As-tu un conseil pour les entrepreneures en devenir, un petit mot de fin?

Ne pas attendre. Ne pas attendre que ce soit parfait. Il vaut mieux commencer, il vaut mieux que ce soit imparfait. C’est normal de commettre des erreurs, c’est normal de faire des bêtises, c’est normal de se retrouver dans des situations qui nous font peur. Parfois, de ne pas dormir la nuit, parce qu’on se demande pourquoi on a accepté quelque chose. Il faut contrôler le risque un minimum, évidemment. Mais il faut y aller. Il vaut mieux que ce soit fait de manière imparfaite, plutôt que ça ne soit pas fait du tout. Durant les premières années, j’ai trop attendu que ce soit parfait.
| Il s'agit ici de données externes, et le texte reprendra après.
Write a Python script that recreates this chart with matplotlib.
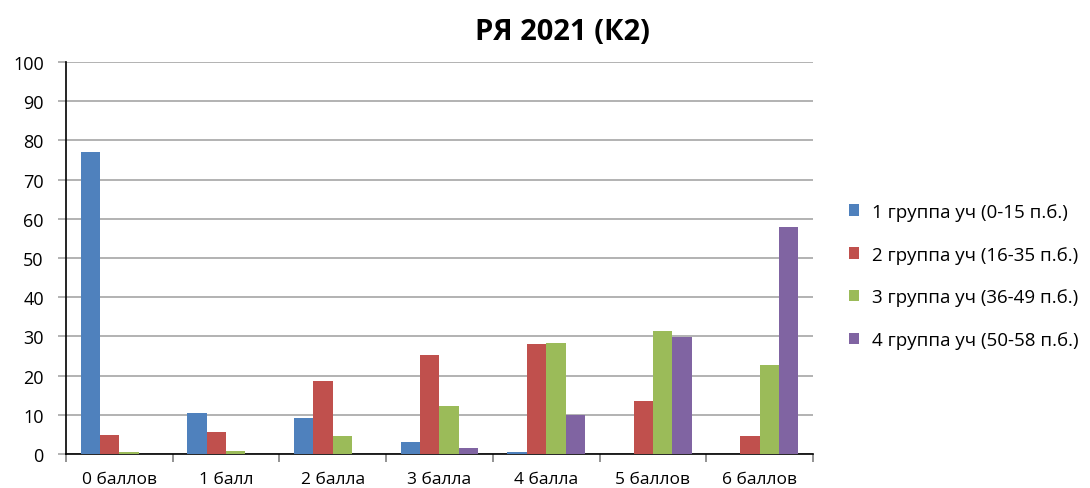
import matplotlib.pyplot as plt
import numpy as np

plt.rcParams['font.family'] = ['Open Sans', 'DejaVu Sans']

categories = ['0 баллов', '1 балл', '2 балла', '3 балла', '4 балла', '5 баллов', '6 баллов']
series_names = ['1 группа уч (0-15 п.б.)', '2 группа уч (16-35 п.б.)',
                '3 группа уч (36-49 п.б.)', '4 группа уч (50-58 п.б.)']
group1 = [77.0, 10.5, 9.2, 3.1, 0.5, 0.0, 0.0]
group2 = [4.9, 5.6, 18.5, 25.2, 28.0, 13.6, 4.7]
group3 = [0.6, 0.8, 4.6, 12.3, 28.3, 31.3, 22.6]
group4 = [0.0, 0.0, 0.0, 1.5, 10.0, 29.8, 57.8]
colors = ['#4f81bd', '#c0504d', '#9bbb59', '#8064a2']

fig = plt.figure(figsize=(10.9, 4.89), dpi=100)
ax = fig.add_axes([66 / 1090, 1 - 455 / 489, (813 - 66) / 1090, (455 - 63) / 489])

x = np.arange(len(categories))
w = 1 / 5.5
for i, vals in enumerate([group1, group2, group3, group4]):
    ax.bar(x + (i - 1.5) * w, vals, width=w, color=colors[i], label=series_names[i], zorder=3)

ax.set_xlim(-0.5, len(categories) - 0.5)
ax.set_ylim(0, 100)
ax.set_yticks(range(0, 101, 10))
ax.yaxis.grid(True, color='#a6a6a6', linewidth=1.2, zorder=0)
ax.set_xticks(x)
ax.set_xticklabels(categories)
ax.set_xticks(np.arange(-0.5, len(categories)), minor=True)
ax.tick_params(axis='x', which='major', length=0, labelsize=12.5, pad=12)
ax.tick_params(axis='x', which='minor', length=6, width=1.2, color='#808080')
ax.tick_params(axis='y', length=6, width=1.2, color='#a6a6a6', labelsize=13, pad=10)
for s in ['top', 'right']:
    ax.spines[s].set_visible(False)
ax.spines['left'].set_linewidth(1.2)
ax.spines['bottom'].set_linewidth(1.2)

fig.text(562 / 1090, 1 - 32 / 489, 'РЯ 2021 (К2)', ha='center', va='center',
         fontsize=21, fontweight='bold')

ax.legend(loc='center left', bbox_to_anchor=(832 / 1090, 1 - 277 / 489),
          bbox_transform=fig.transFigure, frameon=False, fontsize=13.5,
          handlelength=0.55, handleheight=0.55, handletextpad=0.7, labelspacing=1.33)

fig.savefig('out.png', dpi=100)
Je me disais si je n’ai pas mon produit, mon service qui est optimal, que je ne sais pas répondre à toutes les questions… je me disais mon studio n’est pas assez grand, on n’a pas assez de monde dans l’équipe, mon modèle financier n’est pas parfait, je ne connais pas tous mes canaux de vente, mon site web n’est pas parfait, mon SEO n’est pas fait. Une « landing page », ça suffit, va parler à des gens, fais des tests, adapte-toi. En réalité on s’adapte toujours, on trouve toujours des solutions. Ça ne marche pas? Ce n’est pas grave, on trouvera une autre solution. Il faut juste y aller, puis on s’ajuste, on s’adapte.

Je pense qu’en tant qu’entrepreneure, lâcher prise c’est quelque chose qui est très dur et qui est, je pense, hyper vital. C’est un truc sur lequel j’essaie de travailler chaque jour. Le soir, il est 19h, tu travailles depuis 7h le matin, puis tu as des courriels qui rentrent ; c’est là qu’il faut savoir lâcher prise. On ne sauve pas des vies, ce n’est pas grave. Lâchons prise. OK, on a commis une erreur dans un aspect, mais ce n’est pas grave. Sinon, c’est très difficile de profiter de la vie. Moi je le fais pour la liberté et pour la passion, mais surtout pour la liberté. Si je m’enlève la liberté parce que je suis trop angoissée, ça n’a plus vraiment de sens.

Oh, le service client c’est hyper important aussi, de vraiment prendre soin de ses client.e.s. Si tu prends bien soin des client.e.s et de tes partenaires, tu vas être capable de faire des erreurs et d’essayer parce que les gens vont être là pour te donner de la rétroaction et pour t’encourager.

 
Qu’est-ce qu’on peut te souhaiter pour cette année?

De continuer à me stabiliser, puis d’arriver à avoir une croissance durable, avoir une belle équipe, de beaux projets. J’ai envie de continuer à avoir de l’impact et continuer à rencontrer des gens qui écoutent nos podcasts et qui disent que ça les a inspirés ; ça, c’est la plus belle chose. Continuer à faire ça ce serait vraiment le fun!